Thursday, November 1, 2012

Tarnose Cohen Saves The Day

For all that we have learned about America's hoboes, they are still a people shrouded in mystery, their ways often hiding behind misconceptions, myths and outright lies.  One widely-held belief was that hobo nation was comprised entirely of men who had been kicked out of civilized society, booted from jobs, families or homes.  Not necessarily.  Not all hoboes were forced against their will into lives of destitute homeless wandering and a lint-based economy.  Some, as we have already seen, actually chose the hobo life, willingly walking away from job, home, family and friends alike.  

Obviously, some walked away more willingly than others.  Among the voluntary subset of hobo nation, there were a few who happily RAN from their old lives, who had always dreamed of becoming hoboes, who loved the lifestyle and wouldn't think of ever returning to civilized society.


Another popular misconception is that our hoboes did all their hoboing during the Great Depression.  Not true.  There were hoboes before the first train left the first station, and they still exist today (although in very small numbers, and arguably bearing little resemblance to the drifters of yore).


Tarnose Cohen is an example of both of these exceptions.  He ran away from his home in Philadelphia at sixteen, as soon as he learned what a hobo was.  Also, he was known to wander track-side from 1943, well into the 60s.


He loved the rails.  Loved the trains and the men who worked them.  Loved camping under bridges and in the woods.  He even loved his fellow vagabonds, although none of them cared much for a hobo with love in his heart.  Above all else, though, he loved smelling things.  He smelled everything - big things and small, near things and far.   


Naturally, this is what led him to be called Tarnose Cohen.  Tarnose, because he frequently put dirty things - or simply dirt - to his nose in order to get a real good whiff, and one day he had done this with a tarry glob of the creosote used to coat and preserve wooden railroad ties, and it never completely came off.  He ended up with Cohen - his given name was Morgan - because his nose was exceptionally large and to the first few hoboes he had met, it "looked Jewish."  This never seemed to Tarnose to be a racist thing - it was simply descriptive and, he had to admit, rather accurate.  The few Jewish hoboes he met along the tracks always seemed a little disappointed when he told them he was a Methodist, born and raised.

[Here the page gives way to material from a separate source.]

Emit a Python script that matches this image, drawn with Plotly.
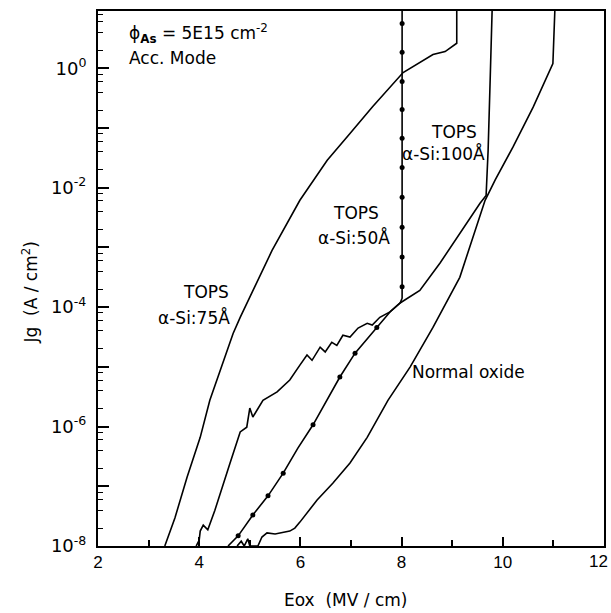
import plotly.graph_objects as go

# ---------------- data (Eox in MV/cm, Jg in A/cm^2) ----------------
x_75 = [3.32, 3.36, 3.42, 3.52, 3.76, 4.02, 4.21, 4.67, 4.81, 5.44, 5.99, 6.53, 6.98, 7.43, 8.03, 8.36, 8.62, 8.86, 9.09, 9.09]
logj_75 = [-8.0, -7.90, -7.75, -7.53, -6.85, -6.18, -5.56, -4.44, -4.17, -3.05, -2.21, -1.54, -1.09, -0.64, -0.07, 0.10, 0.23, 0.28, 0.42, 1.0]

x_100 = [3.94, 4.00, 4.02, 4.08, 4.17, 4.31, 4.61, 4.81, 4.94, 5.00, 5.06, 5.26, 5.54, 5.79, 5.99,
         6.13, 6.23, 6.39, 6.49, 6.62, 6.72, 6.84, 6.98, 7.14, 7.32, 7.42, 7.57, 7.77, 7.97,
         8.36, 8.76, 9.15, 9.55, 9.67, 9.71, 9.75, 9.79]
logj_100 = [-8.0, -7.90, -7.75, -7.65, -7.73, -7.40, -6.61, -6.09, -6.01, -5.69, -5.84, -5.56, -5.42, -5.22, -4.97,
            -4.80, -4.89, -4.67, -4.75, -4.59, -4.64, -4.47, -4.50, -4.35, -4.27, -4.30, -4.17, -4.08, -3.93,
            -3.72, -3.26, -2.76, -2.26, -2.13, -1.37, -0.20, 1.0]

x_50 = [4.57, 4.67, 4.77, 5.06, 5.36, 5.66, 5.95, 6.25, 6.53, 6.78, 7.08, 7.51, 7.77, 7.97, 8.01, 8.01]
logj_50 = [-8.0, -7.92, -7.83, -7.48, -7.16, -6.78, -6.36, -5.97, -5.56, -5.17, -4.77, -4.34, -4.08, -3.93, -3.85, 1.0]

# measured points (dots) on the 50 A curve
x_50_pts = [4.77, 5.06, 5.36, 5.66, 6.25, 6.78, 7.08, 7.51, 8.01, 8.01, 8.01, 8.01, 8.01, 8.01, 8.01, 8.01, 8.01, 8.01]
logj_50_pts = [-7.83, -7.48, -7.16, -6.78, -5.97, -5.17, -4.77, -4.34, -3.66, -3.16, -2.66, -2.16, -1.66, -1.17, -0.69, -0.22, 0.27, 0.75]

x_norm = [4.75, 4.83, 4.89, 4.96, 5.0, 5.16, 5.24, 5.34, 5.50, 5.66, 5.79, 5.89, 5.99, 6.33, 6.64, 6.98, 7.32,
          7.73, 8.17, 8.62, 9.15, 9.65, 9.85, 10.20, 10.60, 10.99, 11.03]
logj_norm = [-8.0, -7.92, -8.0, -7.88, -8.0, -8.0, -7.85, -7.78, -7.80, -7.77, -7.75, -7.70, -7.60, -7.23, -6.95, -6.61, -6.18,
             -5.56, -5.00, -4.34, -3.50, -2.21, -1.87, -1.32, -0.65, 0.08, 1.0]

x_ticks = [2, 4, 6, 8, 10, 12]
x_ticklabels = ["2", "4", "6", "8", "10", ""]   # the "12" sits at the page edge; drawn separately below
y_decades = [-8, -7, -6, -5, -4, -3, -2, -1, 0]

# --------------------------------------------------------------------
def p10(v):
    return [10 ** a for a in v]

FONT = "DejaVu Sans"
fig = go.Figure()
line = dict(color="black", width=1.6)
for xs, ys in [(x_75, logj_75), (x_100, logj_100), (x_50, logj_50), (x_norm, logj_norm)]:
    fig.add_trace(go.Scatter(x=xs, y=p10(ys), mode="lines", line=line, showlegend=False, cliponaxis=True))
fig.add_trace(go.Scatter(x=x_50_pts, y=p10(logj_50_pts), mode="markers",
                         marker=dict(color="black", size=5), showlegend=False))

major_vals = [10 ** d for d in y_decades]
major_text = [("10<sup>%d</sup>" % d) if d % 2 == 0 else "" for d in y_decades]
minor_vals = [m * 10 ** d for d in y_decades for m in (2, 4, 6, 8)]

fig.update_layout(
    width=611, height=613,
    margin=dict(l=98, r=7, t=11, b=67),
    paper_bgcolor="white", plot_bgcolor="white",
    font=dict(family=FONT, size=17, color="black"),
    xaxis=dict(range=[2, 12], showgrid=False, zeroline=False, automargin=False,
               showline=True, linecolor="black", linewidth=2, mirror=True,
               ticks="inside", ticklen=9, tickwidth=1.5, tickcolor="black",
               tickvals=x_ticks, ticktext=x_ticklabels,
               minor=dict(tickmode="array", tickvals=[3, 5, 7, 9, 11], ticks="inside",
                          ticklen=6, tickwidth=1.5, tickcolor="black"),
               tickfont=dict(family="Liberation Sans", size=17)),
    yaxis=dict(type="log", range=[-8, 0.96], showgrid=False, zeroline=False, automargin=False,
               showline=True, linecolor="black", linewidth=2, mirror=True,
               ticks="inside", ticklen=11, tickwidth=1.5, tickcolor="black",
               tickvals=major_vals, ticktext=major_text, ticklabelstandoff=6,
               minor=dict(tickmode="array", tickvals=minor_vals, ticks="inside",
                          ticklen=5, tickwidth=1.3, tickcolor="black"),
               tickfont=dict(size=18)),
)

# last x tick label, pulled just inside the page edge
fig.add_annotation(xref="x", yref="paper", x=x_ticks[-1], y=0, text=str(x_ticks[-1]),
                   xanchor="right", yanchor="top", xshift=6, yshift=-4, showarrow=False,
                   font=dict(family="Liberation Sans", size=17, color="black"))

ann = [
    dict(x=2.57, y=0.59, text="ϕ<sub><b>As</b></sub> = 5E15 cm<sup>-2</sup>", xanchor="left"),
    dict(x=2.57, y=0.17, text="Acc. Mode", xanchor="left"),
    dict(x=9.04, y=-1.07, text="TOPS", xanchor="center"),
    dict(x=8.82, y=-1.42, text="α-Si:100Å", xanchor="center"),
    dict(x=7.10, y=-2.43, text="TOPS", xanchor="center"),
    dict(x=7.06, y=-2.83, text="α-Si:50Å", xanchor="center"),
    dict(x=4.13, y=-3.75, text="TOPS", xanchor="center"),
    dict(x=3.90, y=-4.17, text="α-Si:75Å", xanchor="center"),
    dict(x=8.17, y=-5.09, text="Normal oxide", xanchor="left"),
]
for a in ann:
    fig.add_annotation(xref="x", yref="y", yanchor="middle", showarrow=False,
                       font=dict(family=FONT, size=17, color="black"), **a)

fig.add_annotation(xref="paper", yref="paper", x=0.49, y=-0.10, text="Eox  (MV / cm)",
                   showarrow=False, xanchor="center", yanchor="middle",
                   font=dict(family=FONT, size=17, color="black"))
fig.add_annotation(xref="paper", yref="paper", x=-0.135, y=0.475, text="Jg  (A / cm<sup>2</sup>)",
                   showarrow=False, xanchor="center", yanchor="middle", textangle=-90,
                   font=dict(family=FONT, size=17, color="black"))

fig.write_html("out.html")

 Like most hoboes, Tarnose had few real friends, but he did enjoy a strange notoriety as a human bloodhound.  When a dispute arose among his comrades - something that could only be resolved by way of an acute sense of smell - he would be called upon to investigate, and sometimes to mediate.  


Sometimes it was simple.  He would be asked to identify types of dead birds or stolen meat or hash or liquor.  Occasionally, if a group traveling together came upon a junction with which they were not familiar, they relied on Tarnose to identify the intersecting railroad by the smell of its ballast or ties or even its steel.
 

Other incidents called not so much for his odor-identifying prowess, but his incredible olfactory sensitivity. 
When Huge Crybaby McWeepy had camped one night with Poo-Knickers Elias, only to wake the next morning alone and missing everything but the shirt on his back, Tarnose was called to track down the thief.  It took him all of an hour to locate the dirty pants and their master, hiding in a small cave in a hillside near the Schuykill River, about a half-mile from the railroad.

Tarnose Cohen's greatest day, and the day that brought him, however briefly, closest to rejoining the real world, was in 1951, when the Webster baby went missing on a family picnic at Lake Altoona, near the famous Horseshoe Curve on the Pennsylvania mainline.  To be fair, he wasn't so much a baby as an active two-year old toddler, but folks back then called children babies until they were upwards of five years old.


The town of Altoona had only one police dog, and she had a cold and would have had trouble identifying a steak held before her clogged nose.  There were plenty of other dogs in town, and they and their owners earnestly tried to track the child, but they could not agree on a scent, scattering in a dozen directions and wandering aimlessly for an hour, finding nothing.  Tarnose was roused from his nap under a tree near the curve, and offered a one hundred dollar reward for locating the kid in one piece.


It was a windy fall day, and it had rained the night before, so for a  half-hour he could smell nothing but wet leaves.  Eventually, he found the tracks of all of the dogs who had crisscrossed the hills earlier.  He was about to give up when his big tar-stained nose caught a whiff of licorice.  The boy had been eating the stuff.  Done.  Within minutes, the Webster family was whole again.  The kid had been hiding in a tree, scared by all the dogs and the commotion.  The family reneged on the reward offer, however, on account of Tarnose Cohen's status as a dirty filthy stinking vagrant who would surely drink the reward as fast as he possibly could.


Tarnose was fine with that.  He and his golden sniffer had done something good, something worthwhile.  Also, the incident served to reaffirm his lifestyle choice.  He was all that he wanted to be.  All, of course, except drunk.  He absolutely would have drunk every cent of that reward money.